Les entreprises, partenaires essentiels contre le décrochage scolaire
Investir dans l’accompagnement des jeunes et la lutte contre le décrochage scolaire est non seulement une nécessité sociale, mais aussi une stratégie économique de bon sens. Les coûts humains et financiers de l’inaction sont bien plus lourds que ceux des actions de prévention. Miser sur la réussite des jeunes, c’est réduire les risques d’échec à la source et ouvrir des perspectives concrètes d’avenir.
Dans cette dynamique, les entreprises ont un rôle déterminant à jouer. En soutenant des dispositifs comme le mentorat, les stages de découverte ou les initiatives associatives telles que Innov’Avenir , elles deviennent des partenaires éducatifs à part entière. À travers l’apprentissage ou l’alternance, elles offrent également des parcours concrets qui redonnent du sens à l’école et préparent à l’emploi.

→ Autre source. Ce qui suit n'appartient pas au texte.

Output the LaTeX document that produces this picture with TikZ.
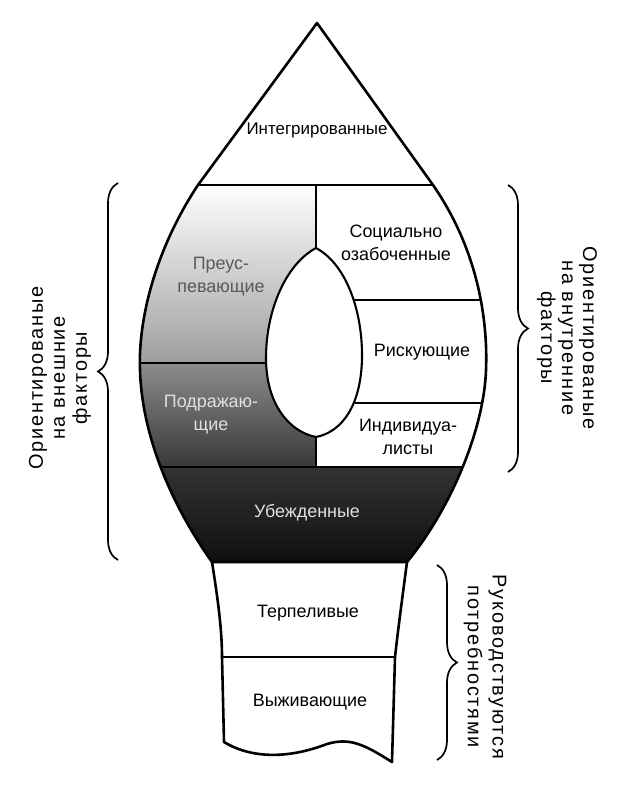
\documentclass[tikz,border=0pt]{standalone}
\usepackage{fontspec}
\setmainfont{Liberation Sans}
\usetikzlibrary{decorations.pathreplacing}
\begin{document}
\begin{tikzpicture}[x=1bp,y=-1bp,
  outl/.style={line width=2.6bp, line join=round},
  div/.style={line width=2.1bp},
  lbl/.style={font=\fontsize{18}{23}\selectfont, align=center, inner sep=0pt},
  side/.style={font=\fontsize{20}{21}\selectfont\addfontfeature{LetterSpace=9}, align=center, inner sep=0pt},
  brc/.style={decorate, decoration={brace, amplitude=20bp}, line width=1.7bp}
]
\useasboundingbox (0,0) rectangle (631,787);
\fill[white] (0,0) rectangle (631,787);
\def\outerpath{(317,23) -- (198,185) .. controls (155,250) and (138,320) .. (140,370) .. controls (142,440) and (175,510) .. (212,562) -- (407,562) .. controls (450,510) and (484,430) .. (486,370) .. controls (488,320) and (478,250) .. (433,185) -- cycle}
\def\leafpath{(316,248) .. controls (286,264) and (266,310) .. (266,358) .. controls (266,405) and (290,432) .. (316,437) .. controls (342,432) and (362,405) .. (362,355) .. controls (362,310) and (346,264) .. (316,248) -- cycle}
\begin{scope}
  \clip \outerpath;
  \shade[top color=white, bottom color=black!38] (100,185) rectangle (316,363);
  \shade[top color=black!45, bottom color=black!78] (100,363) rectangle (316,467);
  \shade[top color=black!80, bottom color=black!94] (100,467) rectangle (520,562);
  \draw[div] (100,363) -- (316,363);
  \draw[div] (316,300) -- (520,300);
  \draw[div] (316,403) -- (520,403);
  \draw[div] (100,467) -- (520,467);
  \draw[div] (100,185) -- (520,185);
  \draw[div] (316,185) -- (316,467);
\end{scope}
\filldraw[fill=white, div] \leafpath;
\draw[outl] \outerpath;
% stem
\draw[outl] (212,562) .. controls (218,600) and (222,630) .. (222,657) -- (224,742)
  .. controls (245,755) and (280,762) .. (327,744)
  .. controls (350,737) and (365,745) .. (392,762)
  -- (395,657) .. controls (398,630) and (402,600) .. (407,562);
\draw[div] (222,657) -- (395,657);
% labels
\node[lbl, font=\fontsize{17}{20}\selectfont] (integ) at (317,130) {Интегрированные};
\node[lbl, text=black!65] (preus) at (221,277) {Преус-\\певающие};
\node[lbl, text=black!12] (podr) at (211,415) {Подражаю-\\щие};
\node[lbl] (soc) at (396,243) {Социально\\озабоченные};
\node[lbl] (risk) at (422,352) {Рискующие};
\node[lbl] (indiv) at (408,437) {Индивидуа-\\листы};
\node[lbl, text=black!12] (ubezh) at (307,513) {Убежденные};
\node[lbl] (terp) at (308,613) {Терпеливые};
\node[lbl] (vyzh) at (310,702) {Выживающие};
% braces
\coordinate (lbA) at (118,560);
\coordinate (lbB) at (118,183);
\coordinate (rbA) at (508,185);
\coordinate (rbB) at (508,472);
\coordinate (bbA) at (437,565);
\coordinate (bbB) at (437,760);
\draw[brc] (lbA) -- (lbB);
\draw[brc] (rbA) -- (rbB);
\draw[brc] (bbA) -- (bbB);
\node[side, rotate=90, font=\fontsize{20}{22}\selectfont\addfontfeature{LetterSpace=9}] (lefttxt) at (60,378) {Ориентированые\\на внешние\\факторы};
\node[side, rotate=-90] (righttxt) at (567,338) {Ориентированые\\на внутренние\\факторы};
\node[side, rotate=-90, font=\fontsize{20}{25}\selectfont\addfontfeature{LetterSpace=9}] (bottxt) at (485,667) {Руководствуются\\потребностями};
\end{tikzpicture}
\end{document}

Cet engagement est bénéfique pour tous : il aide les jeunes à se construire un avenir et permet aux entreprises de former des talents en lien direct avec leurs besoins.
La lutte contre le décrochage ne peut reposer uniquement sur l’école. Elle engage l’ensemble de la société : collectivités, familles, associations… et entreprises. Chacune, à sa manière, contribue à une ambition collective : permettre à chaque jeune de trouver sa place dans l’économie et dans la société.